6 April 2017

Mozambique: Dream of Cheap Biodiesel Now Over

Maputo — The dream of producing cheap biodiesel from the shrub jatropha is over, according to the Mozambican Ministry of Mineral Resources and Energy.

Under the previous government, led by President Armando Guebuza, a great deal of hope was placed in jatropha. The plant grows readily enough in Mozambique, and it was imagined that the production of biodiesel from jatropha seeds might be a way of reducing Mozambique's dependence on imported fuels.

Indeed, crushed jatropha seeds can produce high quality diesel, and the plant has also been used to produce aircraft fuel. Several countries, including Brazil and Pakistan, grew jatropha commercial, and produced diesel from it.

But in Mozambique, jatropha cultivation was on a small scale, and most farmers declined the invitations to grow jatropha, preferring to concentrate in food crops.

But the final nail in the jatropha coffin was the sharp fall in oil prices. Cited in Thursday's issue of the independent daily “O Pais”, Almirante Dima, deputy national director of hydrocarbons in the Ministry of Mineral Resources and Energy, pointed out that, at the height of the enthusiasm for jatropha, a barrel of crude oil was selling for 130 US dollars. There was talk that prices could reach 200 dollars a barrel.

That would certainly have made biodiesel from jatropha highly competitive. But, contrary to the prophecies, the price of oil has tumbled. Dima said no-one would buy biodiesel at 70 dollars a barrel, when conventional fuels cost 50 or 60 dollars a barrel.

“Nowadays it is not viable to use biodiesel because the cost of producing it is higher than the cost of conventional fuels”, he said.

The government had once planned to make it compulsory to add biofuels to conventional fuels.
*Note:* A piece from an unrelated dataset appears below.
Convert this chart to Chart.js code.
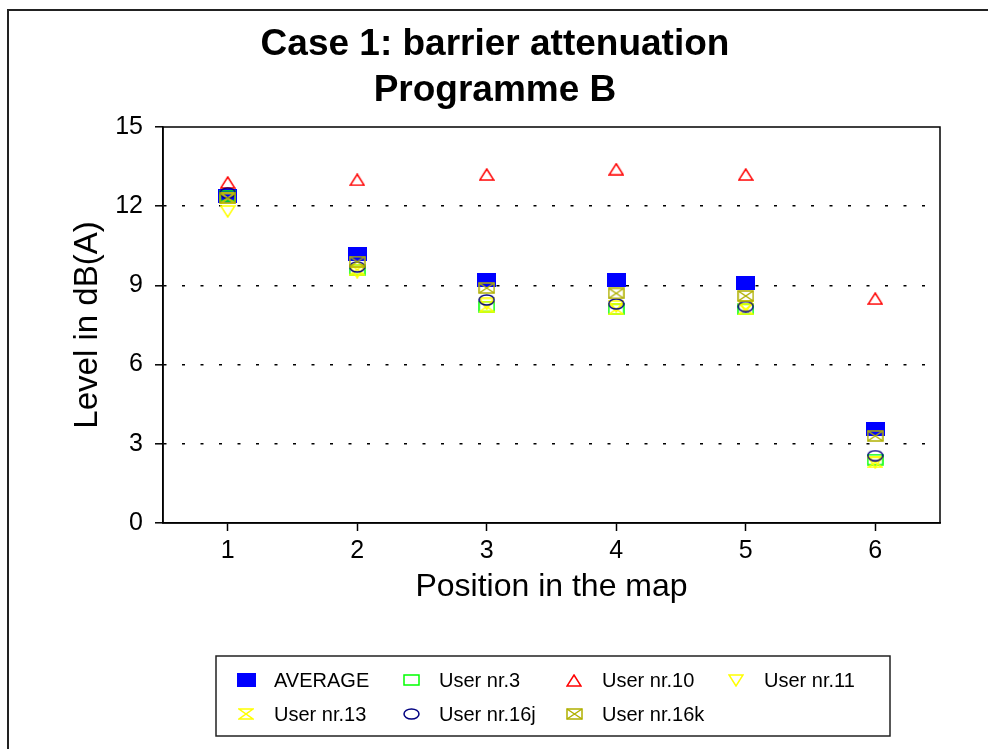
<!DOCTYPE html>
<html>
<head>
<meta charset="utf-8">
<title>Case 1: barrier attenuation</title>
<script src="https://cdn.jsdelivr.net/npm/chart.js@4.4.1/dist/chart.umd.min.js"></script>
<style>
  html, body { margin: 0; padding: 0; background: #fff; }
  #chart { display: block; }
</style>
</head>
<body>
<canvas id="chart" width="988" height="749"></canvas>
<script>
// positions on the map (x categories)
const positions = [1, 2, 3, 4, 5, 6];
const yTicks = [0, 3, 6, 9, 12, 15];

// levels in dB(A)
const average  = [12.4, 10.2, 9.2, 9.2, 9.1, 3.55];
const user3    = [12.4, 9.6, 8.2, 8.1, 8.1, 2.4];
const user10   = [12.9, 13.0, 13.2, 13.4, 13.2, 8.5];
const user11   = [11.8, 9.5, 8.3, 8.2, 8.2, 2.3];
const user13   = [12.3, 9.6, 8.2, 8.1, 8.1, 2.3];
const user16j  = [12.5, 9.7, 8.45, 8.3, 8.2, 2.55];
const user16k  = [12.3, 9.9, 8.9, 8.7, 8.6, 3.3];

const FONT = "'Liberation Sans', Arial, Helvetica, sans-serif";
Chart.defaults.font.family = FONT;
Chart.defaults.color = '#000';

// small canvases used as point styles (markers are a bit wider than tall)
function makeMarker(kind, color, w, h) {
    const c = document.createElement('canvas');
    c.width = w;
    c.height = h;
    const g = c.getContext('2d');
    g.strokeStyle = color;
    g.fillStyle = color;
    g.lineWidth = 1.5;
    const l = 1, t = 1, r = w - 1, b = h - 1;
    g.beginPath();
    switch (kind) {
        case 'fill':
            g.fillRect(0, 0, w, h);
            break;
        case 'rect':
            g.strokeRect(l, t, r - l, b - t);
            break;
        case 'tri':
            g.moveTo(w / 2, t); g.lineTo(r, b); g.lineTo(l, b); g.closePath(); g.stroke();
            break;
        case 'triDown':
            g.moveTo(l, t); g.lineTo(r, t); g.lineTo(w / 2, b); g.closePath(); g.stroke();
            break;
        case 'hourglass':
            g.moveTo(l, t); g.lineTo(r, t); g.lineTo(l, b); g.lineTo(r, b); g.closePath(); g.stroke();
            break;
        case 'ellipse':
            g.ellipse(w / 2, h / 2, w / 2 - 1, h / 2 - 1, 0, 0, Math.PI * 2); g.stroke();
            break;
        case 'xbox':
            g.strokeRect(l, t, r - l, b - t);
            g.moveTo(l, t); g.lineTo(r, b); g.moveTo(r, t); g.lineTo(l, b); g.stroke();
            break;
    }
    return c;
}

function toPoints(values) {
    return positions.map((p, i) => ({ x: p, y: values[i] }));
}

const series = [
    { label: 'AVERAGE',     data: average, marker: makeMarker('fill', '#0000ff', 19, 14) },
    { label: 'User nr.3',   data: user3,   marker: makeMarker('rect', '#00ff00', 17, 12) },
    { label: 'User nr.10',  data: user10,  marker: makeMarker('tri', '#ff0000', 16, 13) },
    { label: 'User nr.11',  data: user11,  marker: makeMarker('triDown', '#ffff00', 16, 13) },
    { label: 'User nr.13',  data: user13,  marker: makeMarker('hourglass', '#ffff00', 16, 12) },
    { label: 'User nr.16j', data: user16j, marker: makeMarker('ellipse', '#000080', 17, 12) },
    { label: 'User nr.16k', data: user16k, marker: makeMarker('xbox', '#b0b000', 17, 12) }
];

const datasets = series.map((s, i) => ({
    label: s.label,
    data: toPoints(s.data),
    pointStyle: s.marker,
    showLine: false,
    // AVERAGE at the bottom, later users on top
    order: series.length - i
}));

// frame of the plot, outer border and boxed legend
const decorations = {
    id: 'decorations',
    afterDraw(chart) {
        const ctx = chart.ctx;
        const a = chart.chartArea;
        ctx.save();
        ctx.strokeStyle = '#000';
        ctx.lineWidth = 1.5;
        ctx.strokeRect(a.left, a.top, a.right - a.left, a.bottom - a.top);

        ctx.strokeStyle = '#222';
        ctx.lineWidth = 2;
        ctx.strokeRect(8, 10, 1100, 900);

        // legend box
        ctx.lineWidth = 1.5;
        ctx.strokeStyle = '#222';
        ctx.strokeRect(216, 656, 674, 80);
        const colX = [246, 411, 574, 736];
        const rowY = [680, 714];
        ctx.font = '20px ' + FONT;
        ctx.fillStyle = '#000';
        ctx.textBaseline = 'middle';
        ctx.textAlign = 'left';
        series.forEach((s, i) => {
            const cx = colX[i % 4];
            const cy = rowY[Math.floor(i / 4)];
            const m = s.marker;
            ctx.drawImage(m, Math.round(cx - m.width / 2), Math.round(cy - m.height / 2));
            ctx.fillText(s.label, cx + 28, cy + 1);
        });
        ctx.restore();
    }
};

new Chart(document.getElementById('chart'), {
    type: 'scatter',
    data: { datasets: datasets },
    plugins: [decorations],
    options: {
        responsive: false,
        animation: false,
        layout: { padding: { left: 50, right: 48, top: 0, bottom: 139 } },
        plugins: {
            legend: { display: false },
            tooltip: { enabled: false },
            title: {
                display: true,
                text: ['Case 1: barrier attenuation', 'Programme B'],
                color: '#000',
                font: { size: 37, weight: 'bold', lineHeight: 46 / 37 },
                padding: { top: 22, bottom: 13 }
            }
        },
        scales: {
            x: {
                type: 'linear',
                min: 0.5,
                max: 6.5,
                afterBuildTicks: (scale) => { scale.ticks = positions.map(v => ({ value: v })); },
                afterFit: (scale) => { scale.height = 87; },
                ticks: { font: { size: 25 }, color: '#000', padding: 5 },
                grid: { drawOnChartArea: false, drawTicks: true, tickLength: 8, tickColor: '#000', tickWidth: 1.5 },
                border: { display: true, color: '#000', width: 1.5 },
                title: {
                    display: true,
                    text: 'Position in the map',
                    color: '#000',
                    font: { size: 32 },
                    padding: { top: 0, bottom: 4 }
                }
            },
            y: {
                min: 0,
                max: 15,
                afterBuildTicks: (scale) => { scale.ticks = yTicks.map(v => ({ value: v })); },
                afterFit: (scale) => { scale.width = 113; },
                ticks: { font: { size: 25 }, color: '#000', padding: 12 },
                grid: {
                    color: (c) => (c.tick && (c.tick.value === 0 || c.tick.value === 15)) ? 'rgba(0,0,0,0)' : '#000',
                    lineWidth: 1.6,
                    tickLength: 8,
                    tickColor: '#000',
                    tickWidth: 1.5
                },
                border: { display: true, color: '#000', width: 1.5, dash: [3, 15.5] },
                title: {
                    display: true,
                    text: 'Level in dB(A)',
                    color: '#000',
                    font: { size: 33 },
                    padding: { top: 18 }
                }
            }
        }
    }
});
</script>
</body>
</html>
As from 2012, fuel companies were supposed to sell diesel that was a mixture of three per cent biodiesel and 97 per cent ordinary diesel. Petrol would be 10 per cent ethanol and 90 per cent orthodox petrol. This measure, it was believed, would cut the annual fuel import bill by 22 million dollars.

But it never happened. Despite the announced support of the Brazilian government, the project fell victim to the global financial crisis, which halted funding for biofuel initiatives. In 2014, the then National Director of Renewable Energies, Eusebio Saide, said the financial crisis had blocked the development of the biofuel industry in Mozambique.

Chances of revival seem slim. Nowadays, the main alternative to imported liquid fuels is Mozambique's own natural gas, and the words “biofuel” and “jatropha” can no longer be heard in official discourse.